Entries with chart source code:
▼▼▼
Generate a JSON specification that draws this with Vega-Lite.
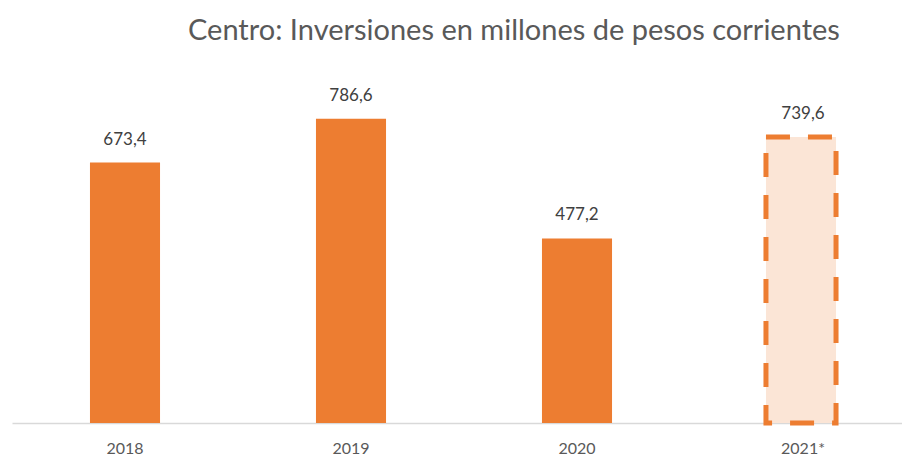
{
  "$schema": "https://vega.github.io/schema/vega-lite/v6.json",
  "autosize": "none",
  "width": 890,
  "height": 348,
  "padding": {"left": 12, "top": 75, "right": 0, "bottom": 33},
  "background": "white",
  "title": {
    "text": "Centro: Inversiones en millones de pesos corrientes",
    "anchor": "start",
    "frame": "group",
    "dx": 176,
    "offset": 29,
    "font": "Lato",
    "fontSize": 29,
    "fontWeight": "normal",
    "color": "#595959"
  },
  "config": {
    "view": {"stroke": null},
    "locale": {"number": {"decimal": ",", "thousands": ".", "grouping": [3], "currency": ["$", ""]}}
  },
  "data": {"values": [
    {"anio": "2018", "valor": 673.4, "tipo": "real"},
    {"anio": "2019", "valor": 786.6, "tipo": "real"},
    {"anio": "2020", "valor": 477.2, "tipo": "real"},
    {"anio": "2021*", "valor": 739.6, "tipo": "estimado"}
  ]},
  "encoding": {
    "x": {
      "field": "anio", "type": "nominal", "sort": null,
      "scale": {"range": [0, 904], "paddingInner": 0.69, "paddingOuter": 0.345},
      "axis": {"title": null, "labelAngle": 0, "ticks": false, "domainColor": "#D9D9D9", "domainWidth": 1.5,
               "labelFont": "Lato", "labelFontSize": 16, "labelColor": "#595959", "labelPadding": 17, "labelBaseline": "top"}
    },
    "y": {
      "field": "valor", "type": "quantitative",
      "scale": {"domain": [0, 900], "nice": false},
      "axis": null
    }
  },
  "layer": [
    {
      "transform": [{"filter": "datum.tipo === 'real'"}],
      "mark": {"type": "bar", "color": "#ED7D31"}
    },
    {
      "transform": [{"filter": "datum.tipo === 'estimado'"}],
      "mark": {"type": "bar", "fill": "#FBE5D6", "stroke": "#ED7D31", "strokeWidth": 5, "strokeDash": [24, 18], "xOffset": -2}
    },
    {
      "mark": {"type": "text", "baseline": "middle", "dy": -23, "font": "Lato", "fontSize": 17, "color": "#404040"},
      "encoding": {"text": {"field": "valor", "type": "quantitative", "format": ".1f"}}
    }
  ]
}
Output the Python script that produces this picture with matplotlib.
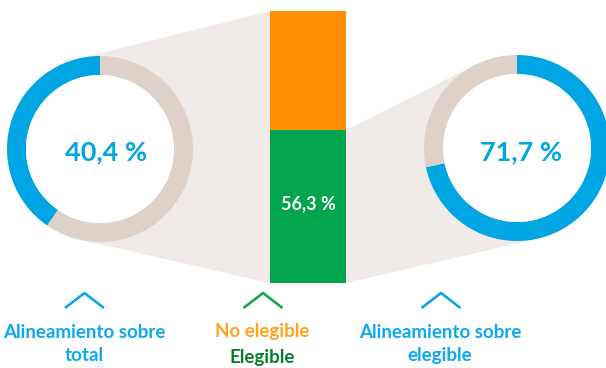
import numpy as np
import matplotlib
matplotlib.use("Agg")
import matplotlib.pyplot as plt
from matplotlib.patches import Polygon, Circle

plt.rcParams["font.family"] = ["Lato", "DejaVu Sans"]

# datos
total_aligned = [40.4, 59.6]      # alineamiento sobre total
eligible_split = [56.3, 43.7]     # elegible / no elegible
eligible_aligned = [71.7, 28.3]   # alineamiento sobre elegible
labels_bottom = ["Alineamiento sobre\ntotal", "No elegible", "Elegible",
                 "Alineamiento sobre\nelegible"]

BLUE = "#00A5E3"; RING = "#DDD1CA"; FAN = "#F0EBE8"
ORANGE = "#FF8F00"; GREEN = "#00A54E"
TXT_BLUE = "#0DA9EE"; TXT_ORANGE = "#FFA21C"; TXT_GREEN = "#0A7C2D"; CHEV_GREEN = "#0BA548"

W, H = 606, 368
fig = plt.figure(figsize=(W / 100, H / 100), dpi=100)
ax = fig.add_axes([0, 0, 1, 1])

R, RW = 93, 19
c_left = (100, H - 149)
c_right = (517, H - 148)
bar_x0, bar_x1 = 270, 346
bar_y0, bar_y1 = H - 283, H - 11
bar_mid = bar_y0 + (bar_y1 - bar_y0) * eligible_split[0] / 100


def tangent(p, c, r, side):
    # punto de tangencia desde p sobre la circunferencia (c, r)
    dx, dy = c[0] - p[0], c[1] - p[1]
    d = np.hypot(dx, dy)
    base = np.arctan2(dy, dx)
    off = np.arcsin(r / d) * side
    L = np.sqrt(d ** 2 - r ** 2)
    return (p[0] + L * np.cos(base + off), p[1] + L * np.sin(base + off))


# abanicos de conexion
pt, pb = (bar_x0, bar_y1), (bar_x0, bar_y0)
ax.add_patch(Polygon([pt, tangent(pt, c_left, R, -1), c_left,
                      tangent(pb, c_left, R, 1), pb], fc=FAN, ec="none", zorder=0))
pt, pb = (bar_x1, bar_mid), (bar_x1, bar_y0)
ax.add_patch(Polygon([pt, tangent(pt, c_right, R, 1), c_right,
                      tangent(pb, c_right, R, -1), pb], fc=FAN, ec="none", zorder=0))

# anillos
ax.pie(total_aligned, colors=[BLUE, RING], startangle=90, counterclock=True,
       center=c_left, radius=R, wedgeprops=dict(width=RW, lw=0), frame=True)
ax.pie(eligible_aligned, colors=[BLUE, RING], startangle=90, counterclock=False,
       center=c_right, radius=R, wedgeprops=dict(width=RW, lw=0), frame=True)
for c in (c_left, c_right):
    ax.add_patch(Circle(c, R - RW, fc="white", ec="none", zorder=3))
ax.set_xlim(0, W); ax.set_ylim(0, H); ax.axis("off")
ax.set_aspect("equal")

ax.text(c_left[0] + 6, c_left[1] - 3, f"{total_aligned[0]:.1f} %".replace(".", ","),
        fontsize=19.5, fontweight="bold", color=BLUE, ha="center", va="center", zorder=4)
ax.text(c_right[0] + 4, c_right[1] - 4, f"{eligible_aligned[0]:.1f} %".replace(".", ","),
        fontsize=19.5, fontweight="bold", color=BLUE, ha="center", va="center", zorder=4)

# barra apilada
axb = fig.add_axes([bar_x0 / W, bar_y0 / H, (bar_x1 - bar_x0) / W, (bar_y1 - bar_y0) / H])
axb.set_xlim(-0.5, 0.5); axb.set_ylim(0, 100); axb.axis("off")
axb.bar(0, eligible_split[0], width=1, color=GREEN, lw=0)
axb.bar(0, eligible_split[1], width=1, bottom=eligible_split[0], color=ORANGE, lw=0)
axb.text(0, eligible_split[0] / 2 + 1, f"{eligible_split[0]:.1f} %".replace(".", ","),
         fontsize=13, fontweight="bold", color="white", ha="center", va="center")

# chevrones
for cx, col in [(84.5, BLUE), (263, CHEV_GREEN), (441, BLUE)]:
    ax.plot([cx - 19.5, cx, cx + 19.5], [H - 308, H - 293, H - 308], color=col,
            lw=1.8, solid_capstyle="butt", zorder=2)

# etiquetas
ax.text(84, H - 344, labels_bottom[0], fontsize=13.5, fontweight="bold", color=TXT_BLUE,
        ha="center", va="center", linespacing=1.4)
ax.text(262, H - 331, labels_bottom[1], fontsize=13.5, fontweight="bold", color=TXT_ORANGE,
        ha="center", va="center")
ax.text(262, H - 357, labels_bottom[2], fontsize=13.5, fontweight="bold", color=TXT_GREEN,
        ha="center", va="center")
ax.text(440, H - 344, labels_bottom[3], fontsize=13.5, fontweight="bold", color=TXT_BLUE,
        ha="center", va="center", linespacing=1.4)

fig.savefig("out.png", dpi=100, facecolor="white")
▲▲▲
Work to do: Transcribe the whole listing, character for character, but not its images.

Written response:
Generate a JSON specification that draws this with Vega-Lite.
{
  "$schema": "https://vega.github.io/schema/vega-lite/v6.json",
  "autosize": "none",
  "width": 890,
  "height": 348,
  "padding": {"left": 12, "top": 75, "right": 0, "bottom": 33},
  "background": "white",
  "title": {
    "text": "Centro: Inversiones en millones de pesos corrientes",
    "anchor": "start",
    "frame": "group",
    "dx": 176,
    "offset": 29,
    "font": "Lato",
    "fontSize": 29,
    "fontWeight": "normal",
    "color": "#595959"
  },
  "config": {
    "view": {"stroke": null},
    "locale": {"number": {"decimal": ",", "thousands": ".", "grouping": [3], "currency": ["$", ""]}}
  },
  "data": {"values": [
    {"anio": "2018", "valor": 673.4, "tipo": "real"},
    {"anio": "2019", "valor": 786.6, "tipo": "real"},
    {"anio": "2020", "valor": 477.2, "tipo": "real"},
    {"anio": "2021*", "valor": 739.6, "tipo": "estimado"}
  ]},
  "encoding": {
    "x": {
      "field": "anio", "type": "nominal", "sort": null,
      "scale": {"range": [0, 904], "paddingInner": 0.69, "paddingOuter": 0.345},
      "axis": {"title": null, "labelAngle": 0, "ticks": false, "domainColor": "#D9D9D9", "domainWidth": 1.5,
               "labelFont": "Lato", "labelFontSize": 16, "labelColor": "#595959", "labelPadding": 17, "labelBaseline": "top"}
    },
    "y": {
      "field": "valor", "type": "quantitative",
      "scale": {"domain": [0, 900], "nice": false},
      "axis": null
    }
  },
  "layer": [
    {
      "transform": [{"filter": "datum.tipo === 'real'"}],
      "mark": {"type": "bar", "color": "#ED7D31"}
    },
    {
      "transform": [{"filter": "datum.tipo === 'estimado'"}],
      "mark": {"type": "bar", "fill": "#FBE5D6", "stroke": "#ED7D31", "strokeWidth": 5, "strokeDash": [24, 18], "xOffset": -2}
    },
    {
      "mark": {"type": "text", "baseline": "middle", "dy": -23, "font": "Lato", "fontSize": 17, "color": "#404040"},
      "encoding": {"text": {"field": "valor", "type": "quantitative", "format": ".1f"}}
    }
  ]
}
Output the Python script that produces this picture with matplotlib.
import numpy as np
import matplotlib
matplotlib.use("Agg")
import matplotlib.pyplot as plt
from matplotlib.patches import Polygon, Circle

plt.rcParams["font.family"] = ["Lato", "DejaVu Sans"]

# datos
total_aligned = [40.4, 59.6]      # alineamiento sobre total
eligible_split = [56.3, 43.7]     # elegible / no elegible
eligible_aligned = [71.7, 28.3]   # alineamiento sobre elegible
labels_bottom = ["Alineamiento sobre\ntotal", "No elegible", "Elegible",
                 "Alineamiento sobre\nelegible"]

BLUE = "#00A5E3"; RING = "#DDD1CA"; FAN = "#F0EBE8"
ORANGE = "#FF8F00"; GREEN = "#00A54E"
TXT_BLUE = "#0DA9EE"; TXT_ORANGE = "#FFA21C"; TXT_GREEN = "#0A7C2D"; CHEV_GREEN = "#0BA548"

W, H = 606, 368
fig = plt.figure(figsize=(W / 100, H / 100), dpi=100)
ax = fig.add_axes([0, 0, 1, 1])

R, RW = 93, 19
c_left = (100, H - 149)
c_right = (517, H - 148)
bar_x0, bar_x1 = 270, 346
bar_y0, bar_y1 = H - 283, H - 11
bar_mid = bar_y0 + (bar_y1 - bar_y0) * eligible_split[0] / 100


def tangent(p, c, r, side):
    # punto de tangencia desde p sobre la circunferencia (c, r)
    dx, dy = c[0] - p[0], c[1] - p[1]
    d = np.hypot(dx, dy)
    base = np.arctan2(dy, dx)
    off = np.arcsin(r / d) * side
    L = np.sqrt(d ** 2 - r ** 2)
    return (p[0] + L * np.cos(base + off), p[1] + L * np.sin(base + off))


# abanicos de conexion
pt, pb = (bar_x0, bar_y1), (bar_x0, bar_y0)
ax.add_patch(Polygon([pt, tangent(pt, c_left, R, -1), c_left,
                      tangent(pb, c_left, R, 1), pb], fc=FAN, ec="none", zorder=0))
pt, pb = (bar_x1, bar_mid), (bar_x1, bar_y0)
ax.add_patch(Polygon([pt, tangent(pt, c_right, R, 1), c_right,
                      tangent(pb, c_right, R, -1), pb], fc=FAN, ec="none", zorder=0))

# anillos
ax.pie(total_aligned, colors=[BLUE, RING], startangle=90, counterclock=True,
       center=c_left, radius=R, wedgeprops=dict(width=RW, lw=0), frame=True)
ax.pie(eligible_aligned, colors=[BLUE, RING], startangle=90, counterclock=False,
       center=c_right, radius=R, wedgeprops=dict(width=RW, lw=0), frame=True)
for c in (c_left, c_right):
    ax.add_patch(Circle(c, R - RW, fc="white", ec="none", zorder=3))
ax.set_xlim(0, W); ax.set_ylim(0, H); ax.axis("off")
ax.set_aspect("equal")

ax.text(c_left[0] + 6, c_left[1] - 3, f"{total_aligned[0]:.1f} %".replace(".", ","),
        fontsize=19.5, fontweight="bold", color=BLUE, ha="center", va="center", zorder=4)
ax.text(c_right[0] + 4, c_right[1] - 4, f"{eligible_aligned[0]:.1f} %".replace(".", ","),
        fontsize=19.5, fontweight="bold", color=BLUE, ha="center", va="center", zorder=4)

# barra apilada
axb = fig.add_axes([bar_x0 / W, bar_y0 / H, (bar_x1 - bar_x0) / W, (bar_y1 - bar_y0) / H])
axb.set_xlim(-0.5, 0.5); axb.set_ylim(0, 100); axb.axis("off")
axb.bar(0, eligible_split[0], width=1, color=GREEN, lw=0)
axb.bar(0, eligible_split[1], width=1, bottom=eligible_split[0], color=ORANGE, lw=0)
axb.text(0, eligible_split[0] / 2 + 1, f"{eligible_split[0]:.1f} %".replace(".", ","),
         fontsize=13, fontweight="bold", color="white", ha="center", va="center")

# chevrones
for cx, col in [(84.5, BLUE), (263, CHEV_GREEN), (441, BLUE)]:
    ax.plot([cx - 19.5, cx, cx + 19.5], [H - 308, H - 293, H - 308], color=col,
            lw=1.8, solid_capstyle="butt", zorder=2)

# etiquetas
ax.text(84, H - 344, labels_bottom[0], fontsize=13.5, fontweight="bold", color=TXT_BLUE,
        ha="center", va="center", linespacing=1.4)
ax.text(262, H - 331, labels_bottom[1], fontsize=13.5, fontweight="bold", color=TXT_ORANGE,
        ha="center", va="center")
ax.text(262, H - 357, labels_bottom[2], fontsize=13.5, fontweight="bold", color=TXT_GREEN,
        ha="center", va="center")
ax.text(440, H - 344, labels_bottom[3], fontsize=13.5, fontweight="bold", color=TXT_BLUE,
        ha="center", va="center", linespacing=1.4)

fig.savefig("out.png", dpi=100, facecolor="white")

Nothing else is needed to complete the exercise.